• **Task objective**: Word for word, print each line of the listing below; pictures stay out.

• **Task material**:

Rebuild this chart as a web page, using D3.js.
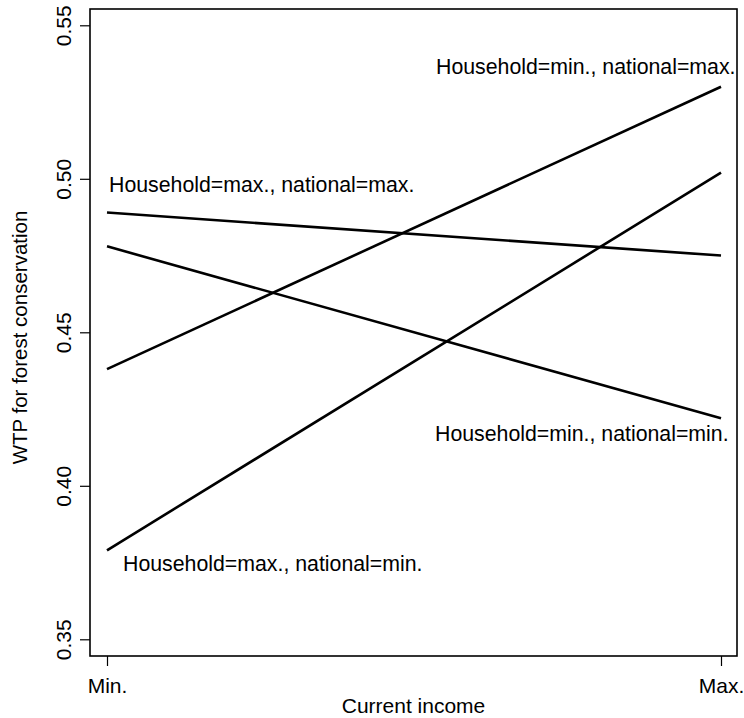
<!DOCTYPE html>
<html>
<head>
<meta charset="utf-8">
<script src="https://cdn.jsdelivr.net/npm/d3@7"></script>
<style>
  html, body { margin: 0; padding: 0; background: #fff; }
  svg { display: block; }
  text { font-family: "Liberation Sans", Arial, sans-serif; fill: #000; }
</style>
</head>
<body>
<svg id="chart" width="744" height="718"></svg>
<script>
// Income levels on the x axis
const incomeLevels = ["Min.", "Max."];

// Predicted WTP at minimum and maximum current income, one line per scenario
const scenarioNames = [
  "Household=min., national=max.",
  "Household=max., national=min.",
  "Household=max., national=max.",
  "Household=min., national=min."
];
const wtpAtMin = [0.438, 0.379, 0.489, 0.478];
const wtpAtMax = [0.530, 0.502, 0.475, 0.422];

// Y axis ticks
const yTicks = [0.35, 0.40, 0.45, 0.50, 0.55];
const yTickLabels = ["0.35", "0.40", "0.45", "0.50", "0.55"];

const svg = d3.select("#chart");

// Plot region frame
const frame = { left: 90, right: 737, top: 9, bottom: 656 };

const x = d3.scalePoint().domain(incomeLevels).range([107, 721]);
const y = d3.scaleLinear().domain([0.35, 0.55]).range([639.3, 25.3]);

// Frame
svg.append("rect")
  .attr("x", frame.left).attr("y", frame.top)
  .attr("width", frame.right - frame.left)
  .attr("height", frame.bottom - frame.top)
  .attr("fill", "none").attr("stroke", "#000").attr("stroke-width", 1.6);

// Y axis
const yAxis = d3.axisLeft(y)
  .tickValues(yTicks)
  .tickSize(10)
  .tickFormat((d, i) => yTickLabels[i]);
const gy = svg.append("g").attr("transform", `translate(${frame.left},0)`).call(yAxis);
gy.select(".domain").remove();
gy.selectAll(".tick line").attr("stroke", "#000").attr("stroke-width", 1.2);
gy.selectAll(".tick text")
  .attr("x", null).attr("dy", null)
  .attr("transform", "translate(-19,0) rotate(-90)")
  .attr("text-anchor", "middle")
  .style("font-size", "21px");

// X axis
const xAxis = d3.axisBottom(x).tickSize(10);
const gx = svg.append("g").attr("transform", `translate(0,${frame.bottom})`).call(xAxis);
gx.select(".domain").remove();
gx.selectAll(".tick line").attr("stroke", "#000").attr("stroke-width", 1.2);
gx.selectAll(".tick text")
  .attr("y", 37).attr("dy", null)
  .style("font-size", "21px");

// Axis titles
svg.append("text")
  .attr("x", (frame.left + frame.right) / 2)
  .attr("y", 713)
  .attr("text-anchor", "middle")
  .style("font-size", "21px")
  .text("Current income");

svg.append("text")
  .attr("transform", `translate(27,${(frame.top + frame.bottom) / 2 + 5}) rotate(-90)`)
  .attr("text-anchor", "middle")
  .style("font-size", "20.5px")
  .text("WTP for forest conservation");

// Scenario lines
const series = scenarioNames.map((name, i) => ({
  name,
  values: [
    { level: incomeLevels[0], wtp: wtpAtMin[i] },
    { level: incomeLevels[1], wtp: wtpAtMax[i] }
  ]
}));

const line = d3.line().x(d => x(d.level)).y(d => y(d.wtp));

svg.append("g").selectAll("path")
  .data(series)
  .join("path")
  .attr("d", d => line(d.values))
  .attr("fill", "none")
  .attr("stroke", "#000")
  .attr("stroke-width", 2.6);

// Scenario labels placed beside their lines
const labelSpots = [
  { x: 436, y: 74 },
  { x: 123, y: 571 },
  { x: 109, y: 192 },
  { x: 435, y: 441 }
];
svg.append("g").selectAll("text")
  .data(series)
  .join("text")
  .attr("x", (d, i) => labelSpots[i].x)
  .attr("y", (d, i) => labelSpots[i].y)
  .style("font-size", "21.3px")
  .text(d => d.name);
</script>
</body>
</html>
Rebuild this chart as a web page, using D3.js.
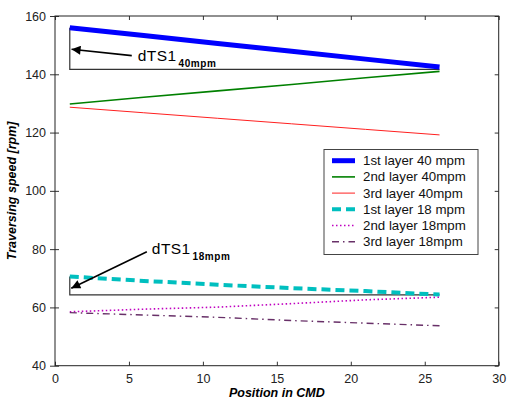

• **Response to the task**:
Rebuild this chart as a web page, using D3.js.
<!DOCTYPE html>
<html>
<head>
<meta charset="utf-8">
<script src="https://cdn.jsdelivr.net/npm/d3@7"></script>
<style>
  html, body { margin: 0; padding: 0; background: #fff; }
  svg { display: block; }
  text { font-family: "Liberation Sans", Arial, sans-serif; fill: #000; }
</style>
</head>
<body>
<svg id="chart" width="744" height="718"></svg>
<script>
// Income levels on the x axis
const incomeLevels = ["Min.", "Max."];

// Predicted WTP at minimum and maximum current income, one line per scenario
const scenarioNames = [
  "Household=min., national=max.",
  "Household=max., national=min.",
  "Household=max., national=max.",
  "Household=min., national=min."
];
const wtpAtMin = [0.438, 0.379, 0.489, 0.478];
const wtpAtMax = [0.530, 0.502, 0.475, 0.422];

// Y axis ticks
const yTicks = [0.35, 0.40, 0.45, 0.50, 0.55];
const yTickLabels = ["0.35", "0.40", "0.45", "0.50", "0.55"];

const svg = d3.select("#chart");

// Plot region frame
const frame = { left: 90, right: 737, top: 9, bottom: 656 };

const x = d3.scalePoint().domain(incomeLevels).range([107, 721]);
const y = d3.scaleLinear().domain([0.35, 0.55]).range([639.3, 25.3]);

// Frame
svg.append("rect")
  .attr("x", frame.left).attr("y", frame.top)
  .attr("width", frame.right - frame.left)
  .attr("height", frame.bottom - frame.top)
  .attr("fill", "none").attr("stroke", "#000").attr("stroke-width", 1.6);

// Y axis
const yAxis = d3.axisLeft(y)
  .tickValues(yTicks)
  .tickSize(10)
  .tickFormat((d, i) => yTickLabels[i]);
const gy = svg.append("g").attr("transform", `translate(${frame.left},0)`).call(yAxis);
gy.select(".domain").remove();
gy.selectAll(".tick line").attr("stroke", "#000").attr("stroke-width", 1.2);
gy.selectAll(".tick text")
  .attr("x", null).attr("dy", null)
  .attr("transform", "translate(-19,0) rotate(-90)")
  .attr("text-anchor", "middle")
  .style("font-size", "21px");

// X axis
const xAxis = d3.axisBottom(x).tickSize(10);
const gx = svg.append("g").attr("transform", `translate(0,${frame.bottom})`).call(xAxis);
gx.select(".domain").remove();
gx.selectAll(".tick line").attr("stroke", "#000").attr("stroke-width", 1.2);
gx.selectAll(".tick text")
  .attr("y", 37).attr("dy", null)
  .style("font-size", "21px");

// Axis titles
svg.append("text")
  .attr("x", (frame.left + frame.right) / 2)
  .attr("y", 713)
  .attr("text-anchor", "middle")
  .style("font-size", "21px")
  .text("Current income");

svg.append("text")
  .attr("transform", `translate(27,${(frame.top + frame.bottom) / 2 + 5}) rotate(-90)`)
  .attr("text-anchor", "middle")
  .style("font-size", "20.5px")
  .text("WTP for forest conservation");

// Scenario lines
const series = scenarioNames.map((name, i) => ({
  name,
  values: [
    { level: incomeLevels[0], wtp: wtpAtMin[i] },
    { level: incomeLevels[1], wtp: wtpAtMax[i] }
  ]
}));

const line = d3.line().x(d => x(d.level)).y(d => y(d.wtp));

svg.append("g").selectAll("path")
  .data(series)
  .join("path")
  .attr("d", d => line(d.values))
  .attr("fill", "none")
  .attr("stroke", "#000")
  .attr("stroke-width", 2.6);

// Scenario labels placed beside their lines
const labelSpots = [
  { x: 436, y: 74 },
  { x: 123, y: 571 },
  { x: 109, y: 192 },
  { x: 435, y: 441 }
];
svg.append("g").selectAll("text")
  .data(series)
  .join("text")
  .attr("x", (d, i) => labelSpots[i].x)
  .attr("y", (d, i) => labelSpots[i].y)
  .style("font-size", "21.3px")
  .text(d => d.name);
</script>
</body>
</html>
Rebuild this chart as a web page, using D3.js.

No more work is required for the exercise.